A proposta incentiva a reflexão dos participantes sobre cultura, comunidade e identidade, a partir de temas escolhidos pelos próprios participantes para as temáticas dos documentários. Entre os 38 participantes nesta edição, a maioria adolescentes entre 11 e 15 anos, os temas de maior interesse foram lendas, saberes tradicionais, lugares simbólicos e grupos culturais locais. Em “O mistério lobisomem”, os jovens investigam histórias dessa criatura em Bom Jesus do Vermelho; “Belezas do meu lugar” teve como tema um passeio pela cachoeira da Janela do Céu, nos Moreiras; “Mãe do ouro”, buscou essa lenda na Colônia do Paiol; “A história do maculelê” teve como foco a tradição dessa dança no mesmo local; “A trilha de São Francisco”, explora um percurso querido pela comunidade de Bom Jesus do Vermelho; “Colônia do Paiol” desenvolveu um poema visual sobre o território; “Mas na Verdade, o que são ‘Os Mugangos?” trouxe uma trajetória misteriosa e bem-humorada de um grupo de tiktokers local.

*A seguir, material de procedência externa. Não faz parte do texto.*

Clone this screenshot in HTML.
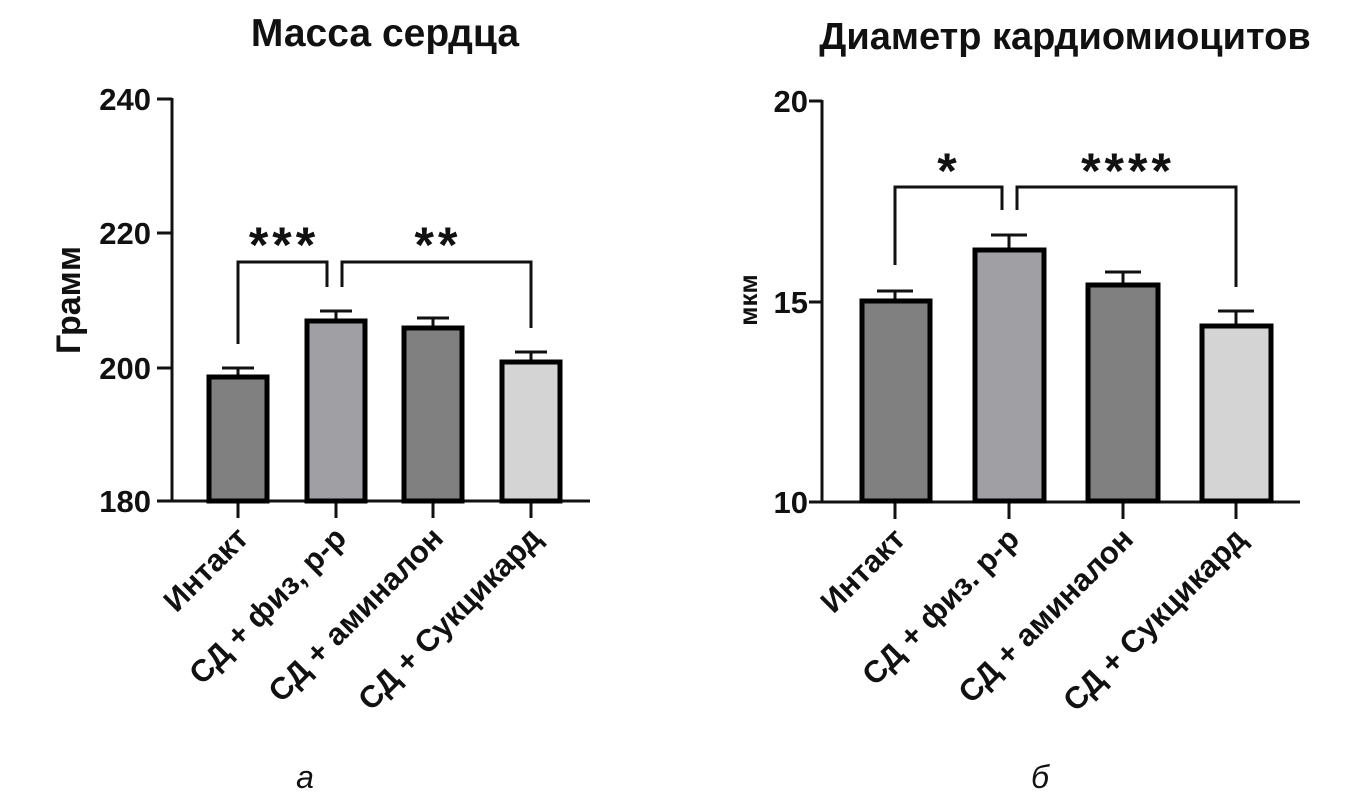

A previsão inicial era a elaboração de dois curtas, mas, segundo Celine, “visto o ânimo dos alunos e a quantidade de ideias e roteiros elaborados durante a oficina, foram produzidos todos os curtas roteirizados”. Ela também revela que produção e a pós-produção foram intensas, e exigiram uma diária extra para gravar o documentário sobre a cachoeira da Janela do Céu, parte baixa, com vários desafios logísticos. Mas a documentarista também entende que, no conjunto, essas produções tomam ainda mais força, pois são capazes de formar um retrato vivo do território pelo olhar dos jovens, que revelam a importância das memórias pessoais e coletivas.
Resgate da própria história

Durante a produção, os jovens também tiveram o desafio de resgatar narrativas e histórias locais e pessoais, que corriam o risco de se perder conforme deixavam de ser passadas para as próximas gerações. Lendas como a do lobisomem e a da mãe do ouro, que são foco das produções, estão cada vez menos conhecidas, e o maculelê na Colônia do Paiol também foi resgatado por Maria José Santana, que transmite essa prática cultural para os jovens da comunidade.
Por isso, foi especialmente importante ter uma oficina dedicada ao tema, e a formação em história oral e patrimônio foi essencial para qualificar a pesquisa dos jovens. “Eles refletiram sobre o que acham importante na sua comunidade, sobre a importância dos relatos dos mais velhos, e aprenderam como conduzir entrevistas e a escuta ativa”, destaca Celine.
Essa mudança também trouxe reflexos para a vivência dos próprios participantes e seus territórios. “Os jovens dos Moreiras não conheciam a cachoeira da Janela do Céu e não sabiam que faz parte do patrimônio ambiental e cultural da comunidade dos Moreiras. O documentário é um instrumento de salvaguarda do patrimônio imaterial, ajuda a manter vivas as tradições, não somente na circulação do documentário, mas também na produção feita pelos próprios moradores.”
Futuro do projeto

O projeto Desvendando a Serra Grande já se expandiu, chegando a outras comunidades rurais e quilombolas. Para isso, foi preciso de uma mudança no que era o currículo da primeira edição, que totalizava 56h com mais algumas diárias para produção dos curtas. Desta vez, a carga horária foi reduzida a fim de facilitar a participação dos jovens durante as férias e também para adequar o projeto ao valor do edital. A oficina se estendeu por cinco dias para cada turma, com uma diária extra para finalizar a produção dos curtas, focando em exercícios práticos com maior impacto no aprendizagem dos jovens.
A intenção, no entanto, é continuar crescendo. “As comunidades solicitaram continuidade, e o acervo audiovisual vem se tornando uma referência para a região. O desejo é expandir o projeto para outras localidades, formando uma rede crescente de jovens comunicadores e guardiões do patrimônio cultural do território”, revela Celine.